In 1928 her husband sold his brewery and they went on holiday to Europe. While in Italy she saw "real" racing involving Bugattis, Sunbeams and Bentleys. In 1929 she viewed an Alfa Romeo 6C Zagato in Italy and she had the car imported into Australia. In 1930 she beat 67 other (male) drivers at Bondi Beach where her car covered the quarter mile in 18.4 seconds.
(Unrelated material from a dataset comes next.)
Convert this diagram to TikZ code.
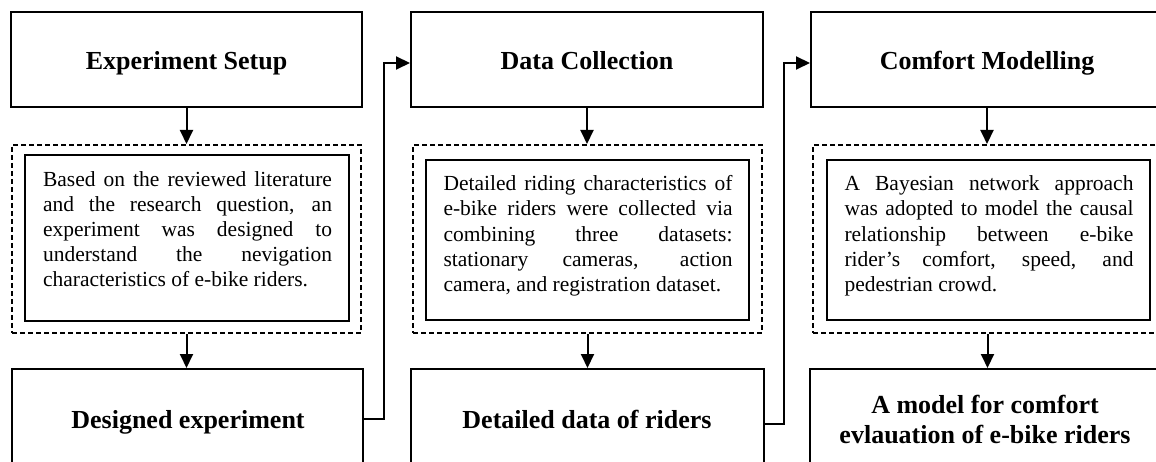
\documentclass[tikz,border=0pt]{standalone}
\usepackage{fontspec}
\setmainfont{Liberation Serif}
\usetikzlibrary{arrows.meta}
\newcommand\bodysetup{\hyphenpenalty=10000\relax\tolerance=10000\relax\strut}
\begin{document}
\begin{tikzpicture}[x=1pt,y=-1pt,line width=2pt,
  topbox/.style={draw,rectangle,inner sep=0pt,minimum height=95pt,text height=24pt,text depth=3pt,font=\fontsize{26}{30}\selectfont\bfseries},
  dashbox/.style={draw,rectangle,inner sep=0pt,dash pattern=on 5pt off 3pt,minimum height=188pt,minimum width=349pt},
  innerbox/.style={draw,rectangle,inner sep=0pt,line width=2.4pt},
  bodytext/.style={inner sep=0pt,text width=289pt,align=justify,
    font=\fontsize{21.5}{25.1}\selectfont},
  botbox/.style={draw,rectangle,inner sep=0pt,minimum height=131pt},
  bottext/.style={inner sep=0pt,align=center,font=\fontsize{26}{30}\selectfont\bfseries},
  arr/.style={-{Triangle[length=14pt,width=13pt]}}
]
\useasboundingbox (0,0) rectangle (1156,462);
\clip (0,0) rectangle (1156,462);

% column 1
\node[topbox,minimum width=351pt] (t1) at (186.5,59.5) {Experiment Setup};
\node[dashbox] (d1) at (186.5,239) {};
\node[innerbox,minimum width=324pt,minimum height=166pt] (i1) at (187,238) {};
\node[bodytext] (x1) at (187.5,231.4) {\bodysetup Based on the reviewed literature\linebreak and the research question, an\linebreak experiment was designed to\linebreak understand the nevigation\linebreak characteristics of e-bike riders.\strut};
\node[botbox,minimum width=351pt] (b1) at (187.5,434.5) {};
\node[bottext,anchor=base] (y1) at (188,428) {Designed experiment};

% column 2
\node[topbox,minimum width=352pt] (t2) at (587,59.5) {Data Collection};
\node[dashbox] (d2) at (587.5,239) {};
\node[innerbox,minimum width=323pt,minimum height=160pt] (i2) at (587.5,240) {};
\node[bodytext] (x2) at (588,236) {\bodysetup Detailed riding characteristics of\linebreak e-bike riders were collected via\linebreak combining three datasets:\linebreak stationary cameras, action\linebreak camera, and registration dataset.\strut};
\node[botbox,minimum width=353pt] (b2) at (587.5,434.5) {};
\node[bottext,anchor=base] (y2) at (587,428) {Detailed data of riders};

% column 3
\node[topbox,minimum width=352pt] (t3) at (987,59.5) {Comfort Modelling};
\node[dashbox] (d3) at (987.5,239) {};
\node[innerbox,minimum width=323pt,minimum height=160pt] (i3) at (988.5,240) {};
\node[bodytext] (x3) at (989,236) {\bodysetup A Bayesian network approach\linebreak was adopted to model the causal\linebreak relationship between e-bike\linebreak rider’s comfort, speed, and\linebreak pedestrian crowd.\strut};
\node[botbox,minimum width=353pt] (b3) at (986.5,434.5) {};
\node[bottext] (y3) at (985,420) {A model for comfort\\evlauation of e-bike riders};

% vertical arrows
\draw[arr] (t1.south) -- (d1.north);
\draw[arr] (d1.south) -- (d1.south |- b1.north);
\draw[arr] (t2.south) -- (t2.south |- d2.north);
\draw[arr] (d2.south) -- (d2.south |- b2.north);
\draw[arr] (t3.south) -- (t3.south |- d3.north);
\draw[arr] (d3.south) -- (d3.south |- b3.north);

% column connectors
\draw[arr] ([yshift=15.5pt]b1.east) -- ++(20,0) |- ([yshift=-3.5pt]t2.west);
\draw[arr] ([yshift=10.5pt]b2.east) -- ++(19,0) |- ([yshift=-3.5pt]t3.west);
\end{tikzpicture}
\end{document}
At Gerringong the crowd came too close at the finishing line and she hit a spectator giving him a broken leg. Her daughter, Vidie, competed in her Lea-Francis car, and her son also drove the Alfa Romeo. The Alfa Romeo car nearly ended its racing following an accident in 1933. She had been cornering at high speed when a tyre was punctured and the car rolled several times. She and her daughter were thrown out and they had only minor injuries, but the car was burned out. The car was recovered and restored with new parts sent from Italy and in 1934 she had her last accident at a hill climb in Newcastle. Her son was driving when they crashed into an embankment. Jack was unhurt but she gave up competition after she spent six weeks recovering from a broken thigh.

In 1934 her husband died and their son Jack died in a plane accident. Only her daughter was still racing but she retired when she married.

Jones died in Darling Point in 1966.

Nina Jones Crescent, in the Canberra suburb of Chisholm, is named in her honour.